Politicians make the policy. But it’s often left to business to implement it. For this reason RTCC is featuring submissions from business across the globe in the lead up to Rio+20.
The aim is to demonstrate how Sustainable Development is becoming a reality on every continent, country and city.
Today Seema Karki from the International Centre for Integrated Mountain Development (ICIMOD) based in Kathmandu, Nepal explains how Himalayan communities have benefited from payments for preserving forests under the REDD+ scheme.
Nepal is one of the first countries in the world to include community forest management in the national forestry policy.
This confers authority to local communities to manage forest resources as forest user groups of an autonomous institution.
With support from Norad, the International Centre for Integrated Mountain Development (ICIMOD) in partnership with Federation of Community Forestry Users’ Nepal (FECOFUN) and Asia Network for Sustainable Agriculture and Bio-resources (ANSAB), is piloting a REDD+ project in community forests in three watersheds of Nepal covering over 10,000 Hectare since 2009.
This action research based REDD+ pilot project aims to set up a (national) demonstrational governance and payment system for emission reduction through sustainable forest management, from which local communities and indigenous people benefit.
It facilitates strengthening the civil societies’ capacity to ensure their significant contribution in national REDD policy process.
Contributions by local communities and civil societies into policy process, first requires local information systems relating to communities’ abilities to measure carbon, their understanding – the role of climate change mitigation and adaptation and role of forest in sequestering atmospheric carbon as well as communicating to multi-stakeholders.
Thus the project developed carbon monitoring guidelines and trained local communities in its application in forest measurement.
It tested REDD+ payment in community forestry for the annual incremental carbon by setting up a pilot Forest Carbon Trust Fund (FCTF) which is operated by a multi-stakeholder advisory board.
The FCTF duly integrates equity related concerns while making payment to local communities, whereby rights of poor, women and indigenous peoples are safeguarded in REDD+.
This project has illustrated, that when social safeguards are ensured, REDD can dovetail carbon and livelihood benefits.
Multi-stakeholder monitoring committee in each watershed ensures proper utilization of REDD payment under the following activities relating to:
– Reducing deforestation, forest degradation and promoting forest conservation by promoting alternative energy technologies as well as sustainable management of forests that enhance carbon stocks
– Improve livelihood and awareness raising activities
– Monitoring forest carbon, auditing trust fund and verify forest carbon data
However, the expense of Monitoring, Reporting and Verification (MRV) mechanisms in future carbon trading, sustainability of the FCTF after the project period (mid 2013) and non-permanence activities such as forest fire are key challenges in the pilot sites.
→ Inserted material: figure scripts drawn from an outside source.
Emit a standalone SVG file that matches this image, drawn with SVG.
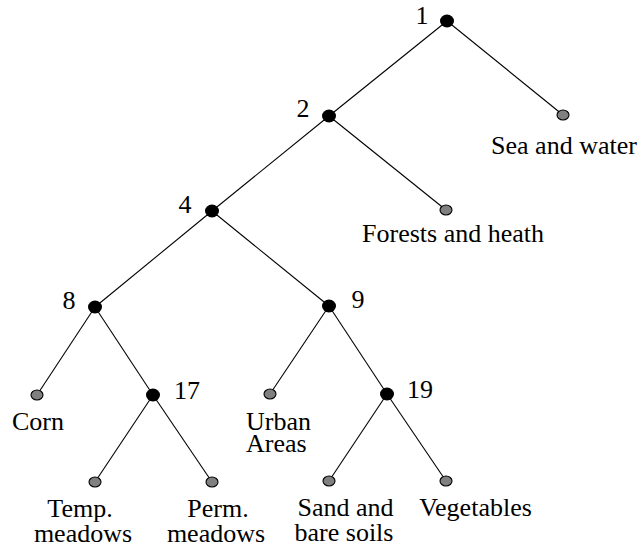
<svg xmlns="http://www.w3.org/2000/svg" width="639" height="548" viewBox="0 0 639 548" font-family="'Liberation Serif', 'DejaVu Serif', 'Times New Roman', serif" font-size="26">
<style>
.edge{stroke:#000;stroke-width:1.1;fill:none}
.inner{fill:#000;stroke:none}
.leaf{fill:#808080;stroke:#000;stroke-width:1.1}
text{font-family:'Liberation Serif','DejaVu Serif',serif;font-size:26px;fill:#000}
.m{text-anchor:middle}
</style>
<rect width="639" height="548" fill="#fff"/>
<g id="edges">
<line class="edge" x1="447" y1="21" x2="329" y2="116"/>
<line class="edge" x1="447" y1="21" x2="563" y2="115"/>
<line class="edge" x1="329" y1="116" x2="212" y2="211"/>
<line class="edge" x1="329" y1="116" x2="446" y2="210"/>
<line class="edge" x1="212" y1="211" x2="95" y2="307"/>
<line class="edge" x1="212" y1="211" x2="329" y2="306"/>
<line class="edge" x1="95" y1="307" x2="37" y2="395"/>
<line class="edge" x1="95" y1="307" x2="153" y2="395"/>
<line class="edge" x1="329" y1="306" x2="270" y2="394"/>
<line class="edge" x1="329" y1="306" x2="387" y2="394"/>
<line class="edge" x1="153" y1="395" x2="95" y2="482"/>
<line class="edge" x1="153" y1="395" x2="212" y2="482"/>
<line class="edge" x1="387" y1="394" x2="329" y2="481"/>
<line class="edge" x1="387" y1="394" x2="446" y2="481"/>
</g>
<g id="n1"><ellipse class="inner" cx="447" cy="21" rx="7" ry="6.5"/><text class="m" x="422" y="24">1</text></g>
<g id="n2"><ellipse class="inner" cx="329" cy="116" rx="7" ry="6.5"/><text class="m" x="303" y="117">2</text></g>
<g id="n4"><ellipse class="inner" cx="212" cy="211" rx="7" ry="6.5"/><text class="m" x="185" y="213">4</text></g>
<g id="n8"><ellipse class="inner" cx="95" cy="307" rx="7" ry="6.5"/><text class="m" x="69" y="309">8</text></g>
<g id="n9"><ellipse class="inner" cx="329" cy="306" rx="7" ry="6.5"/><text class="m" x="358" y="308">9</text></g>
<g id="n17"><ellipse class="inner" cx="153" cy="395" rx="7" ry="6.5"/><text class="m" x="187" y="399">17</text></g>
<g id="n19"><ellipse class="inner" cx="387" cy="394" rx="7" ry="6.5"/><text class="m" x="420" y="398">19</text></g>
<g id="sea"><ellipse class="leaf" cx="563" cy="115" rx="6" ry="5"/><text class="m" x="564" y="154">Sea and water</text></g>
<g id="forests"><ellipse class="leaf" cx="446" cy="210" rx="6" ry="5"/><text class="m" x="453" y="241.5">Forests and heath</text></g>
<g id="corn"><ellipse class="leaf" cx="37" cy="395" rx="6" ry="5"/><text class="m" x="38" y="430">Corn</text></g>
<g id="urban"><ellipse class="leaf" cx="270" cy="394" rx="6" ry="5"/><text x="246" y="429.5">Urban</text><text x="246" y="452">Areas</text></g>
<g id="temp"><ellipse class="leaf" cx="95" cy="482" rx="6" ry="5"/><text class="m" x="80" y="517">Temp.</text><text class="m" x="83" y="542">meadows</text></g>
<g id="perm"><ellipse class="leaf" cx="212" cy="482" rx="6" ry="5"/><text class="m" x="218" y="517">Perm.</text><text class="m" x="216" y="542">meadows</text></g>
<g id="sand"><ellipse class="leaf" cx="329" cy="481" rx="6" ry="5"/><text class="m" x="345.5" y="516">Sand and</text><text class="m" x="344" y="541">bare soils</text></g>
<g id="veg"><ellipse class="leaf" cx="446" cy="481" rx="6" ry="5"/><text class="m" x="475.5" y="516">Vegetables</text></g>
</svg>
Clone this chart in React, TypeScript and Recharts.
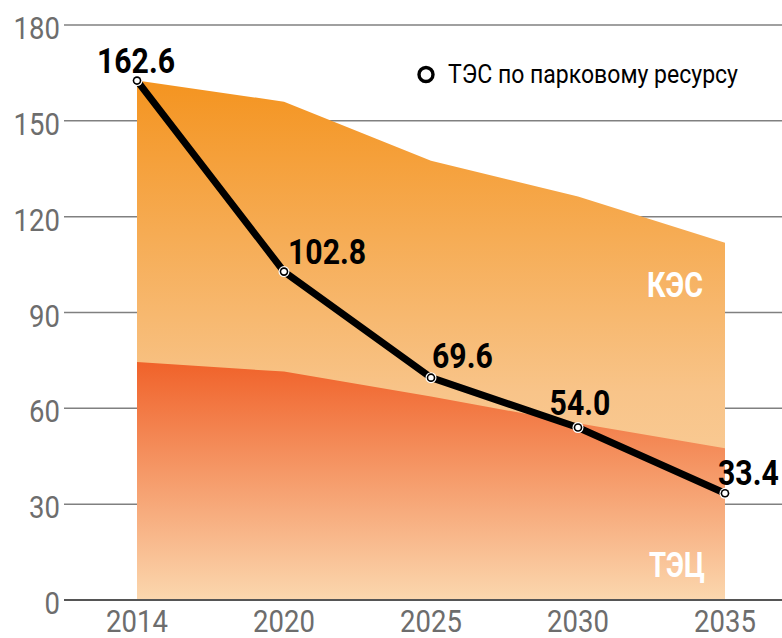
import { Area, CartesianGrid, ComposedChart, Line, XAxis, YAxis } from 'recharts'

const YEARS = ['2014', '2020', '2025', '2030', '2035']
const KES_TOTAL = [162.6, 156.0, 137.5, 126.3, 111.8]
const TEC = [74.5, 71.5, 63.7, 55.3, 47.5]
const PARK_RESOURCE = [162.6, 102.8, 69.6, 54.0, 33.4]
const Y_TICKS = [0, 30, 60, 90, 120, 150, 180]

const data = YEARS.map((year, i) => ({
  year,
  kes: KES_TOTAL[i],
  tec: TEC[i],
  park: PARK_RESOURCE[i],
}))

const FONT = "Roboto, 'Noto Sans', sans-serif"
const SQUEEZE = 0.86

// label placement per point: [dx, dy, anchor]
const LABEL_POS: [number, number, string][] = [
  [-1, -8, 'middle'],
  [4, -8, 'start'],
  [1, -10, 'start'],
  [2, -13, 'middle'],
  [-7, -8, 'start'],
]

function XTick(props: any) {
  const { x, payload } = props
  return (
    <text
      transform={`translate(${x},632) scale(${SQUEEZE},1)`}
      textAnchor="middle"
      fontFamily={FONT}
      fontSize={32}
      fill="#6d6d6d"
    >
      {payload.value}
    </text>
  )
}

function YTick(props: any) {
  const { y, payload } = props
  return (
    <text
      transform={`translate(60,${y + 14}) scale(${SQUEEZE},1)`}
      textAnchor="end"
      fontFamily={FONT}
      fontSize={32}
      fill="#6d6d6d"
    >
      {payload.value}
    </text>
  )
}

function ParkDot(props: any) {
  const { cx, cy } = props
  if (cx == null || cy == null) return null
  return (
    <g>
      <circle cx={cx} cy={cy} r={5.5} fill="#fff" />
      <circle cx={cx} cy={cy} r={4.3} fill="#000" />
      <circle cx={cx} cy={cy} r={2.7} fill="#fff" />
    </g>
  )
}

function ParkLabel(props: any) {
  const { x, y, value, index } = props
  const [dx, dy, anchor] = LABEL_POS[index] ?? [0, -10, 'middle']
  return (
    <text
      transform={`translate(${x + dx},${y + dy}) scale(0.84,1)`}
      textAnchor={anchor as any}
      fontFamily={FONT}
      fontWeight="bold"
      fontSize={36}
      fill="#000"
    >
      {Number(value).toFixed(1)}
    </text>
  )
}

export default function App() {
  return (
    <div style={{ position: 'absolute', left: 0, top: 0, width: 782, height: 638, background: '#fff' }}>
      <ComposedChart width={782} height={638} data={data} margin={{ top: 25, right: 0, left: 0, bottom: 0 }}>
        <defs>
          <linearGradient id="gradKes" x1="0" y1="0" x2="0" y2="1">
            <stop offset="0%" stopColor="#f49420" />
            <stop offset="60%" stopColor="#f8c489" />
            <stop offset="100%" stopColor="#fbd6a8" />
          </linearGradient>
          <linearGradient id="gradTec" x1="0" y1="0" x2="0" y2="1">
            <stop offset="0%" stopColor="#f0622a" />
            <stop offset="100%" stopColor="#fbd7ae" />
          </linearGradient>
        </defs>
        <XAxis
          dataKey="year"
          padding={{ left: 73, right: 57 }}
          axisLine={{ stroke: '#555', strokeWidth: 2 }}
          tickLine={false}
          tick={<XTick />}
          height={38}
        />
        <YAxis
          domain={[0, 180]}
          ticks={Y_TICKS}
          width={64}
          axisLine={false}
          tickLine={false}
          tick={<YTick />}
        />
        <Area
          type="linear"
          dataKey="kes"
          stroke="none"
          fill="url(#gradKes)"
          fillOpacity={1}
          isAnimationActive={false}
        />
        <Area
          type="linear"
          dataKey="tec"
          stroke="none"
          fill="url(#gradTec)"
          fillOpacity={1}
          isAnimationActive={false}
        />
        <CartesianGrid vertical={false} stroke="#808080" strokeWidth={1.5} />
        <Line
          type="linear"
          dataKey="park"
          stroke="#000"
          strokeWidth={7}
          dot={<ParkDot />}
          activeDot={false}
          label={<ParkLabel />}
          isAnimationActive={false}
        />
      </ComposedChart>
      <svg
        width={782}
        height={638}
        style={{ position: 'absolute', left: 0, top: 0, pointerEvents: 'none' }}
      >
        <text
          x={647}
          y={297}
          fontFamily={FONT}
          fontWeight="bold"
          fontSize={35}
          fill="#fff"
          textLength={56}
          lengthAdjust="spacingAndGlyphs"
        >
          КЭС
        </text>
        <text
          x={649}
          y={577}
          fontFamily={FONT}
          fontWeight="bold"
          fontSize={35}
          fill="#fff"
          textLength={56}
          lengthAdjust="spacingAndGlyphs"
        >
          ТЭЦ
        </text>
        <circle cx={426} cy={74.5} r={7} fill="#fff" stroke="#000" strokeWidth={3.4} />
        <text
          x={448}
          y={83}
          fontFamily={FONT}
          fontSize={25}
          fill="#000"
          textLength={290}
          lengthAdjust="spacingAndGlyphs"
        >
          ТЭС по парковому ресурсу
        </text>
      </svg>
    </div>
  )
}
To combat forest fire, communities have established forest fire lines. Local communities in three watersheds claim there has been no forest fires this year.
The attached maps showing community forests of Chitwan, Dolakha and Gorkha respectively validate the voices by communities.
Incremental forest carbon stocks and no recorded forest fires in the piloted sites are clear indications that the incentivized REDD mechanism accelerates climate change mitigation and adaptation at a local level by securing their livelihood options.